## Problem requirements
Begin with the first line below and retype each line exactly through the line containing "var plotL = 136, plotR". Any pictures are to be left out.

## Supplied material
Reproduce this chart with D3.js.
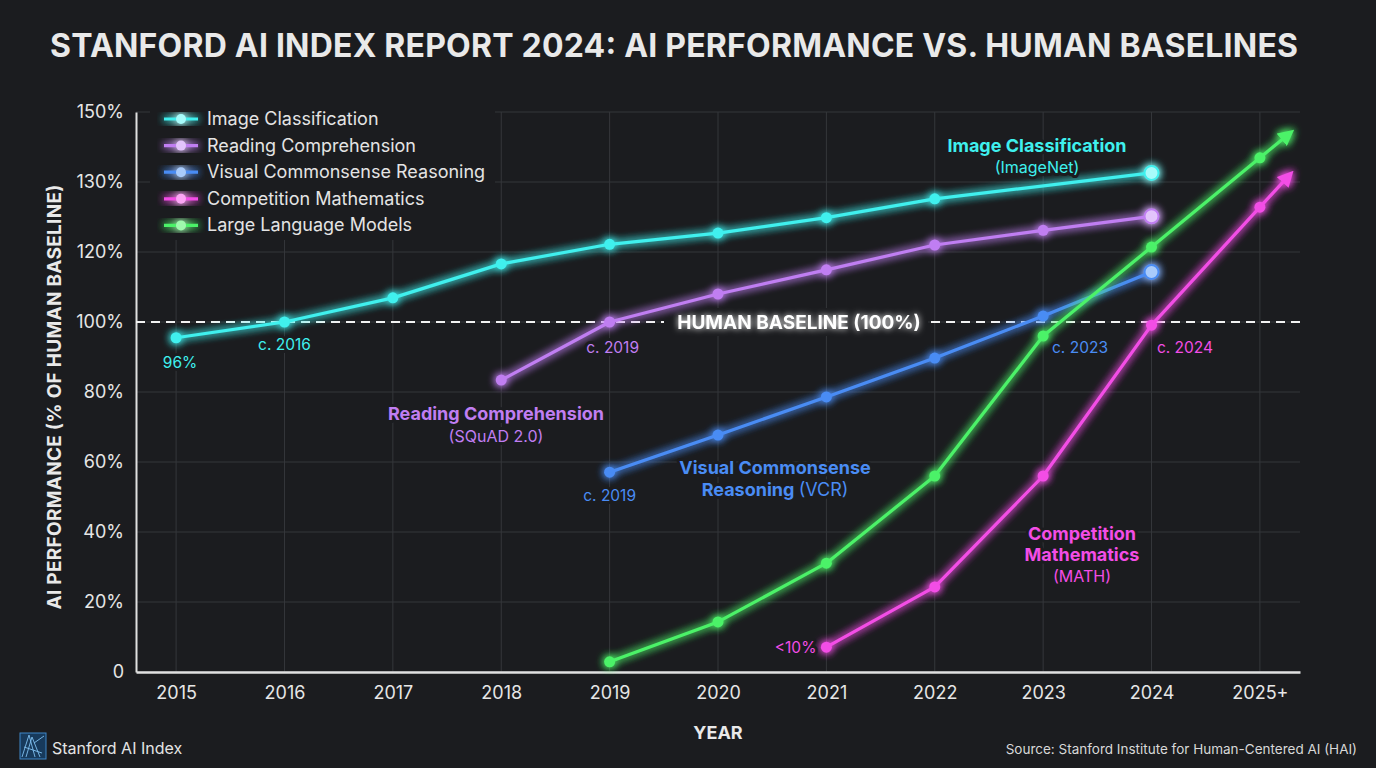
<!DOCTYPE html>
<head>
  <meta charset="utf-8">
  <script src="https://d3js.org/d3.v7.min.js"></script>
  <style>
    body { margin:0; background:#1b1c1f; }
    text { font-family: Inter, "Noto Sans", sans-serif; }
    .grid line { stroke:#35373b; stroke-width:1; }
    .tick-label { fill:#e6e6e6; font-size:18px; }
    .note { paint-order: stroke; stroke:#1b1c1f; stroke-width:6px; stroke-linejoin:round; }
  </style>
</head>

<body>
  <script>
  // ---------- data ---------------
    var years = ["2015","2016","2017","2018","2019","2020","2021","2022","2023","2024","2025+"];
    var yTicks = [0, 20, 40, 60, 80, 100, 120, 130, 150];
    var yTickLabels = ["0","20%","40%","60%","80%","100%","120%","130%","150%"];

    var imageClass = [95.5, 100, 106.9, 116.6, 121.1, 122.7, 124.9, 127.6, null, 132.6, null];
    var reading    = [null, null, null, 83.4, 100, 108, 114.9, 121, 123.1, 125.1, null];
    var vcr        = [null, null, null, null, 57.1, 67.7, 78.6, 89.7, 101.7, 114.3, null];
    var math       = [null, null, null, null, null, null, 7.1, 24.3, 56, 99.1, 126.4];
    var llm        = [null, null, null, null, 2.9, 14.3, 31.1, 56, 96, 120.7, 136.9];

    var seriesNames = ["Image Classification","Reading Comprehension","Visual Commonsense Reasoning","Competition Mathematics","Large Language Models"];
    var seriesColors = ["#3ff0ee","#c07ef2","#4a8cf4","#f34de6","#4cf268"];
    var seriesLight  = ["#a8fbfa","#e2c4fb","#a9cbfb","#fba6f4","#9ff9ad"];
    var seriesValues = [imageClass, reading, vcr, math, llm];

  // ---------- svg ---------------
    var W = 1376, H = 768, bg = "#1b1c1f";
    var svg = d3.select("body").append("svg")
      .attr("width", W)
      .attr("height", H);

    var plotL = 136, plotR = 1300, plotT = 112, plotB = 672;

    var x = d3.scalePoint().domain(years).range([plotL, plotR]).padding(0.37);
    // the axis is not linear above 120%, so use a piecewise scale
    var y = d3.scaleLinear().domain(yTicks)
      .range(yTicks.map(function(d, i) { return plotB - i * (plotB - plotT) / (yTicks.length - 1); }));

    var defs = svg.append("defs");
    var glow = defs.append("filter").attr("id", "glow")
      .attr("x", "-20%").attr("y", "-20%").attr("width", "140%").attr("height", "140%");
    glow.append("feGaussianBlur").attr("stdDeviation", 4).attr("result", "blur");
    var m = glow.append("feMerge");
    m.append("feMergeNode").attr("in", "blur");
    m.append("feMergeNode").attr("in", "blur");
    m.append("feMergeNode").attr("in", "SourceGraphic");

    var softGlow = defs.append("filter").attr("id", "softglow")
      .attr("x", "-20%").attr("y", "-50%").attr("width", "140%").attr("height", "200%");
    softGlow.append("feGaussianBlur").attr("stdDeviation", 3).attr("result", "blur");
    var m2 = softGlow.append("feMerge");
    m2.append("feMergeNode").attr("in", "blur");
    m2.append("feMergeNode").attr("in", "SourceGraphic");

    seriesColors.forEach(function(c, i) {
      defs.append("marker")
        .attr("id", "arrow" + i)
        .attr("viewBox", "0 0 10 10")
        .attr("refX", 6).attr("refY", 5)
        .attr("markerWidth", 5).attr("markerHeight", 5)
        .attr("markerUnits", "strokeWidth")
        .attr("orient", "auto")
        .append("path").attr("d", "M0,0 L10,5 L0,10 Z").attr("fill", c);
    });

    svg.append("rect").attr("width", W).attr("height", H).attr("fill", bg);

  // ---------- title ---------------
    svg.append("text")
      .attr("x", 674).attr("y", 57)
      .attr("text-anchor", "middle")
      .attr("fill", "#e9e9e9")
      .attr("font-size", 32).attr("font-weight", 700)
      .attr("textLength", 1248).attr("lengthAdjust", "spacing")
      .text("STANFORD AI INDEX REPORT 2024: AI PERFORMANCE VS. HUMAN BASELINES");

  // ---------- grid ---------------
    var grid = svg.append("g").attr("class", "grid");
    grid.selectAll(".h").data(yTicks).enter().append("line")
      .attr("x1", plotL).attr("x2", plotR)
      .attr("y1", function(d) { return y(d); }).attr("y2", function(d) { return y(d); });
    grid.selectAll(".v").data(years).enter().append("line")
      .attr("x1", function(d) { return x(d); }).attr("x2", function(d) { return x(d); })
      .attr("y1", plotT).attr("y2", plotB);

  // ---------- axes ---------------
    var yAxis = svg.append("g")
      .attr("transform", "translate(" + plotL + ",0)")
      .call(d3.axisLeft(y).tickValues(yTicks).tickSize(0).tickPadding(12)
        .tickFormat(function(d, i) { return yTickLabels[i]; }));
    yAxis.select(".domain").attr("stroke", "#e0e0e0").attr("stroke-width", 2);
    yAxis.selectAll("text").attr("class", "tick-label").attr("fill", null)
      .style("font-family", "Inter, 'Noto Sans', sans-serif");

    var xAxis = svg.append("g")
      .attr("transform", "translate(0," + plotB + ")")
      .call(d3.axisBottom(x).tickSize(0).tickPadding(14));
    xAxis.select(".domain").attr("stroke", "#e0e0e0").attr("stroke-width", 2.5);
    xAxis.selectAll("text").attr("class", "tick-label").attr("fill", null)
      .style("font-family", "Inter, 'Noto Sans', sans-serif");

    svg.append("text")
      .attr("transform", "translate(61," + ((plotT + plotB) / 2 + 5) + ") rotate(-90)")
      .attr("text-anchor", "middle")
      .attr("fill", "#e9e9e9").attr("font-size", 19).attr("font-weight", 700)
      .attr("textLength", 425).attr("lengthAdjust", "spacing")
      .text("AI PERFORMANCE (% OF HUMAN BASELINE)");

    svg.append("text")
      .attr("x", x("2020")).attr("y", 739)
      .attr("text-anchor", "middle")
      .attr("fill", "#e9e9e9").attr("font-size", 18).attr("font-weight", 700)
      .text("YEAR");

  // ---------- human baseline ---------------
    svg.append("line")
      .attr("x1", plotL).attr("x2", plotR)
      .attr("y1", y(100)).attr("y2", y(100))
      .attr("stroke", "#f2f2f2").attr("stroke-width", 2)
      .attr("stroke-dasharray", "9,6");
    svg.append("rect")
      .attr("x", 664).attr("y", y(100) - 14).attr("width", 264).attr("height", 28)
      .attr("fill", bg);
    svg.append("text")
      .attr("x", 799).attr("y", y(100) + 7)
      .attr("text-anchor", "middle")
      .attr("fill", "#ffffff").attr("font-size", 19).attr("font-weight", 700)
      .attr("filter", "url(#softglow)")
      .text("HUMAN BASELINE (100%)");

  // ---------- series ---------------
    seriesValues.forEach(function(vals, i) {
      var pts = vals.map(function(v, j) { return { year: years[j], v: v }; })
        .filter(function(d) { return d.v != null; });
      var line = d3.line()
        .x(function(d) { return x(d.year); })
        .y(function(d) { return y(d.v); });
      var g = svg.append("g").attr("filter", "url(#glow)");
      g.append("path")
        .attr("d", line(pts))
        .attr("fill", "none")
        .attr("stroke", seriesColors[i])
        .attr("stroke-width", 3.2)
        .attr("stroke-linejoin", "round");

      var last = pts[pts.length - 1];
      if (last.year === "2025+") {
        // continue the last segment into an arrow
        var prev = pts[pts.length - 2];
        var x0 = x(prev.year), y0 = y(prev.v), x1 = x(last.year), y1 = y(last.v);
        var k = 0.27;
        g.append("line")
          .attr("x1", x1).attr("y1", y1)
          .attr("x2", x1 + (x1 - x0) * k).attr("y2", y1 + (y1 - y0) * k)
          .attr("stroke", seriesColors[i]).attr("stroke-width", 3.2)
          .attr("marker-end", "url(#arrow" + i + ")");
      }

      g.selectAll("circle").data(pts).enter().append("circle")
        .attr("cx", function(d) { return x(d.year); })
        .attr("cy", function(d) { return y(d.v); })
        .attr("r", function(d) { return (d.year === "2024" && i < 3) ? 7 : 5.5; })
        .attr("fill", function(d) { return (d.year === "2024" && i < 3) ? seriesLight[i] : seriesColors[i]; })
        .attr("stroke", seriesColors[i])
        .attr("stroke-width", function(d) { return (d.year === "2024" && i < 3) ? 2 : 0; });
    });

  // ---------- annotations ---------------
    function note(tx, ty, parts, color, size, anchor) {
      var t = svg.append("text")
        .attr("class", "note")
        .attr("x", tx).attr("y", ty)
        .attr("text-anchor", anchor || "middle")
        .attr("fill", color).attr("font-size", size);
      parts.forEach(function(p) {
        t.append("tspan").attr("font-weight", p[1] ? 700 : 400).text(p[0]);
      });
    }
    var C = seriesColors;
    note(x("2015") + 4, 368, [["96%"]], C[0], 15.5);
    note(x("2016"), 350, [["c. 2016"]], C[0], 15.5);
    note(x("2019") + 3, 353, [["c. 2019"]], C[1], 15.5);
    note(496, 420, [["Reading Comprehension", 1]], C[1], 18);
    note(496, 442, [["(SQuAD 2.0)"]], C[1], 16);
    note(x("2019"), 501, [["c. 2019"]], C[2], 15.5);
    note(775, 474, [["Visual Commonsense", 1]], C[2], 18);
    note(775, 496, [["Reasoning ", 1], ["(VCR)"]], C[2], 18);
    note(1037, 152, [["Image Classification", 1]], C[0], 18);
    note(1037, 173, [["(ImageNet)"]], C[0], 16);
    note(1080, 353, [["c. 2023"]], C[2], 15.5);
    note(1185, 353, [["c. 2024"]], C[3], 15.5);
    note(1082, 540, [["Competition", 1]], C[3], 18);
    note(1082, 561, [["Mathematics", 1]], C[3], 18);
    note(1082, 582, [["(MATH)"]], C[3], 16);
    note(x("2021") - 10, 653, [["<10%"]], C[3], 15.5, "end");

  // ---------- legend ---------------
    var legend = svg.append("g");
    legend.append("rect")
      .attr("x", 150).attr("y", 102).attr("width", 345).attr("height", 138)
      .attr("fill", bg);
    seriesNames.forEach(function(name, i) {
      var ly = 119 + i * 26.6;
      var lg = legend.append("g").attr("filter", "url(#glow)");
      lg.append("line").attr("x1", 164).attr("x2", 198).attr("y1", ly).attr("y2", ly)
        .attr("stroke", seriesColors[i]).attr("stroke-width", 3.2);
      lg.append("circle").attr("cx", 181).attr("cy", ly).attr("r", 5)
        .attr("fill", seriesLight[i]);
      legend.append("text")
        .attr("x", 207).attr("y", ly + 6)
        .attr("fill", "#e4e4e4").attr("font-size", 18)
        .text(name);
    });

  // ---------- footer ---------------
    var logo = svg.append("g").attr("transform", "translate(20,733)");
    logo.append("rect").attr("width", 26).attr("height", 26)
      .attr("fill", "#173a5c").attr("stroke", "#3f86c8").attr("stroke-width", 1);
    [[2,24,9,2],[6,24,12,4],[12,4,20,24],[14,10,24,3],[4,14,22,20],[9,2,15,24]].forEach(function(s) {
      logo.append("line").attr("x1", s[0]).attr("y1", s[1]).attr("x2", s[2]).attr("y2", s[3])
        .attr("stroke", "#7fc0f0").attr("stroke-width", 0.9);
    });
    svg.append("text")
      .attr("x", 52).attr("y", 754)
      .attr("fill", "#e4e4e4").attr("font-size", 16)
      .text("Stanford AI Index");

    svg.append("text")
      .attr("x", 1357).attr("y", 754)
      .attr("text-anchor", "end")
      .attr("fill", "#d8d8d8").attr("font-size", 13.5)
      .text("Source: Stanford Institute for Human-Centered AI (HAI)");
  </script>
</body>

## Answer to this task
Reproduce this chart with D3.js.
<!DOCTYPE html>
<head>
  <meta charset="utf-8">
  <script src="https://d3js.org/d3.v7.min.js"></script>
  <style>
    body { margin:0; background:#1b1c1f; }
    text { font-family: Inter, "Noto Sans", sans-serif; }
    .grid line { stroke:#35373b; stroke-width:1; }
    .tick-label { fill:#e6e6e6; font-size:18px; }
    .note { paint-order: stroke; stroke:#1b1c1f; stroke-width:6px; stroke-linejoin:round; }
  </style>
</head>

<body>
  <script>
  // ---------- data ---------------
    var years = ["2015","2016","2017","2018","2019","2020","2021","2022","2023","2024","2025+"];
    var yTicks = [0, 20, 40, 60, 80, 100, 120, 130, 150];
    var yTickLabels = ["0","20%","40%","60%","80%","100%","120%","130%","150%"];

    var imageClass = [95.5, 100, 106.9, 116.6, 121.1, 122.7, 124.9, 127.6, null, 132.6, null];
    var reading    = [null, null, null, 83.4, 100, 108, 114.9, 121, 123.1, 125.1, null];
    var vcr        = [null, null, null, null, 57.1, 67.7, 78.6, 89.7, 101.7, 114.3, null];
    var math       = [null, null, null, null, null, null, 7.1, 24.3, 56, 99.1, 126.4];
    var llm        = [null, null, null, null, 2.9, 14.3, 31.1, 56, 96, 120.7, 136.9];

    var seriesNames = ["Image Classification","Reading Comprehension","Visual Commonsense Reasoning","Competition Mathematics","Large Language Models"];
    var seriesColors = ["#3ff0ee","#c07ef2","#4a8cf4","#f34de6","#4cf268"];
    var seriesLight  = ["#a8fbfa","#e2c4fb","#a9cbfb","#fba6f4","#9ff9ad"];
    var seriesValues = [imageClass, reading, vcr, math, llm];

  // ---------- svg ---------------
    var W = 1376, H = 768, bg = "#1b1c1f";
    var svg = d3.select("body").append("svg")
      .attr("width", W)
      .attr("height", H);

    var plotL = 136, plotR = 1300, plotT = 112, plotB = 672;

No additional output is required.